Pictures are not part of the copy. Retype the lines from the first one through the line that contains "BAR_DX, BAR_DY = 0.141, 0.33".

** START SOURCE MATERIAL **

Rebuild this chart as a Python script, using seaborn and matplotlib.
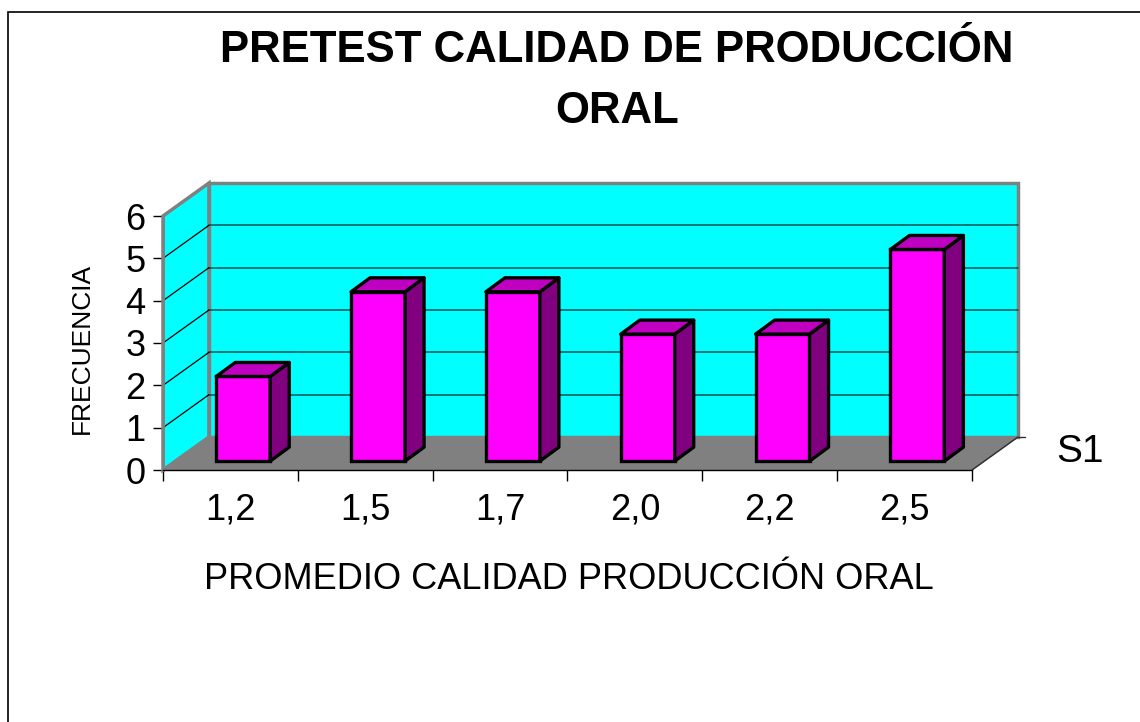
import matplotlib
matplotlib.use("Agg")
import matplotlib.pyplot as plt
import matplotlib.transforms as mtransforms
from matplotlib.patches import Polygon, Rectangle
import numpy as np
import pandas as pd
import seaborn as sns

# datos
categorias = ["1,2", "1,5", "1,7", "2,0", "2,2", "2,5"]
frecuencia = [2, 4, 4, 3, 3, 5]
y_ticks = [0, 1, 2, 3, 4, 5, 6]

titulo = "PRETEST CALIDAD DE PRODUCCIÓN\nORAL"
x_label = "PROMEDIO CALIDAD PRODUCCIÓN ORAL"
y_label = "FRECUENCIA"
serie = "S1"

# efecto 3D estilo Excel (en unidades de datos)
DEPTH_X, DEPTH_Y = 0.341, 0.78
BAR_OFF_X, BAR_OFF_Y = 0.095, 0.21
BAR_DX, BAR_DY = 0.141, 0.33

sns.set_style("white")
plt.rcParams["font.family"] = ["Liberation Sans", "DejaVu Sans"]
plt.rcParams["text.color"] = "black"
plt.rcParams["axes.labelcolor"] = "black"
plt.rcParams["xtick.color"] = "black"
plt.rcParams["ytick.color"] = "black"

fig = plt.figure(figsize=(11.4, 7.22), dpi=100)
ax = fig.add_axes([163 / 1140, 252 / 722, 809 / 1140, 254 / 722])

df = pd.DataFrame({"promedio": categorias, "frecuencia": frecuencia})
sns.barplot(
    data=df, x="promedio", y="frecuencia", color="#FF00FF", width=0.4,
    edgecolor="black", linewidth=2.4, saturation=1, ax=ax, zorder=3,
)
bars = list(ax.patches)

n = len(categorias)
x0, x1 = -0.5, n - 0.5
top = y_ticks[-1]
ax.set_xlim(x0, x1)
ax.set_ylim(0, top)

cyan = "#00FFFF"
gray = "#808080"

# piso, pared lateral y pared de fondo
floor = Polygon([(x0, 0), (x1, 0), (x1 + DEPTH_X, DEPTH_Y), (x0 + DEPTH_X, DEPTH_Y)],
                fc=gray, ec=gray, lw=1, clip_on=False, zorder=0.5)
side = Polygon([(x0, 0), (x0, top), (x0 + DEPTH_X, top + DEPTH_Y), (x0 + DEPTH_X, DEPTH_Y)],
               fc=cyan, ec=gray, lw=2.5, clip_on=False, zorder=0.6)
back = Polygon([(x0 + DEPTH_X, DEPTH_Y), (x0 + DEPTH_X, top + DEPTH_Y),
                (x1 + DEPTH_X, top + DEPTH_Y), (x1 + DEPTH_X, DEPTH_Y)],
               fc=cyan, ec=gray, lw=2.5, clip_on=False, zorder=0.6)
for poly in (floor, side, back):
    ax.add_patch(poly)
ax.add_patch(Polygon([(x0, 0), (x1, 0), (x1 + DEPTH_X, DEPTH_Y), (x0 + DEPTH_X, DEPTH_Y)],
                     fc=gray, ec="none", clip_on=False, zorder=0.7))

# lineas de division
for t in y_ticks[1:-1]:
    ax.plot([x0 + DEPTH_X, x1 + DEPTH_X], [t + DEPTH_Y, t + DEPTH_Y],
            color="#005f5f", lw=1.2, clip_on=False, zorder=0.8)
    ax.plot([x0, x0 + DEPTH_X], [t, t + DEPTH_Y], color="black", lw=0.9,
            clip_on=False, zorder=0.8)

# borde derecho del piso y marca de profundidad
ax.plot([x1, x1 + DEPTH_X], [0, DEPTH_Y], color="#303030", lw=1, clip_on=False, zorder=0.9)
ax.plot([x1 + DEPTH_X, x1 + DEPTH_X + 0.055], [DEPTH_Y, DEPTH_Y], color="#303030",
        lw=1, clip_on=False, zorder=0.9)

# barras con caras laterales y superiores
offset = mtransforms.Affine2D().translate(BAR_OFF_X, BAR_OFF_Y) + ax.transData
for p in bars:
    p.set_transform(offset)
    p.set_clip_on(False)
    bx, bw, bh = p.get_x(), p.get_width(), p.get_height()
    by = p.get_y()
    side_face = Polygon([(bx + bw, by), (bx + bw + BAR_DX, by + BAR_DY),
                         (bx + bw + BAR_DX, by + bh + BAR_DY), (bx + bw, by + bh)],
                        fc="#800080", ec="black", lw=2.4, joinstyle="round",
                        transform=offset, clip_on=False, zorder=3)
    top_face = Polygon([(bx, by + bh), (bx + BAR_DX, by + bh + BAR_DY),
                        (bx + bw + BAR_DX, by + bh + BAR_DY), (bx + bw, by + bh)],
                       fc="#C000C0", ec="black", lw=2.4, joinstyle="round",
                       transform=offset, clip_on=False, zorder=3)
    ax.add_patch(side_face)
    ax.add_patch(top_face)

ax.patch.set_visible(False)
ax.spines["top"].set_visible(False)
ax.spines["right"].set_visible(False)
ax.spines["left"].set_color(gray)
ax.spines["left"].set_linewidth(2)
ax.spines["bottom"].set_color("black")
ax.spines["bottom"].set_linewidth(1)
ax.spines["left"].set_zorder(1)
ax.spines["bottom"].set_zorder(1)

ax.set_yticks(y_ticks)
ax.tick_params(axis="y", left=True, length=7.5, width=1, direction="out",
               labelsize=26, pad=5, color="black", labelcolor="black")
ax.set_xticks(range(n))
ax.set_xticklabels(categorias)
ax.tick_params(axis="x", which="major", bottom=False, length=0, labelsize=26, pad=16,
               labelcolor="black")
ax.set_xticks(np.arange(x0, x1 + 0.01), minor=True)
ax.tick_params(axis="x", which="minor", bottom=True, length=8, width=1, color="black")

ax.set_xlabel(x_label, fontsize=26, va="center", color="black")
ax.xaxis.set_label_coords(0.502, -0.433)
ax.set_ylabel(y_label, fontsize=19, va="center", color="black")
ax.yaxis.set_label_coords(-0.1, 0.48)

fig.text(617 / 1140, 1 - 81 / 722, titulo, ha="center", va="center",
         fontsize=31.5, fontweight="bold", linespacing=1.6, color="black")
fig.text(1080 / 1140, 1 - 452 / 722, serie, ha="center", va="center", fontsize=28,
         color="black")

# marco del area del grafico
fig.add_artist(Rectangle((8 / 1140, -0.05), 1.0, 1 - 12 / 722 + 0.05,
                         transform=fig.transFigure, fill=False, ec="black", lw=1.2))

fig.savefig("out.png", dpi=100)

** END SOURCE MATERIAL **

▸ OUTPUT:
Rebuild this chart as a Python script, using seaborn and matplotlib.
import matplotlib
matplotlib.use("Agg")
import matplotlib.pyplot as plt
import matplotlib.transforms as mtransforms
from matplotlib.patches import Polygon, Rectangle
import numpy as np
import pandas as pd
import seaborn as sns

# datos
categorias = ["1,2", "1,5", "1,7", "2,0", "2,2", "2,5"]
frecuencia = [2, 4, 4, 3, 3, 5]
y_ticks = [0, 1, 2, 3, 4, 5, 6]

titulo = "PRETEST CALIDAD DE PRODUCCIÓN\nORAL"
x_label = "PROMEDIO CALIDAD PRODUCCIÓN ORAL"
y_label = "FRECUENCIA"
serie = "S1"

# efecto 3D estilo Excel (en unidades de datos)
DEPTH_X, DEPTH_Y = 0.341, 0.78
BAR_OFF_X, BAR_OFF_Y = 0.095, 0.21
BAR_DX, BAR_DY = 0.141, 0.33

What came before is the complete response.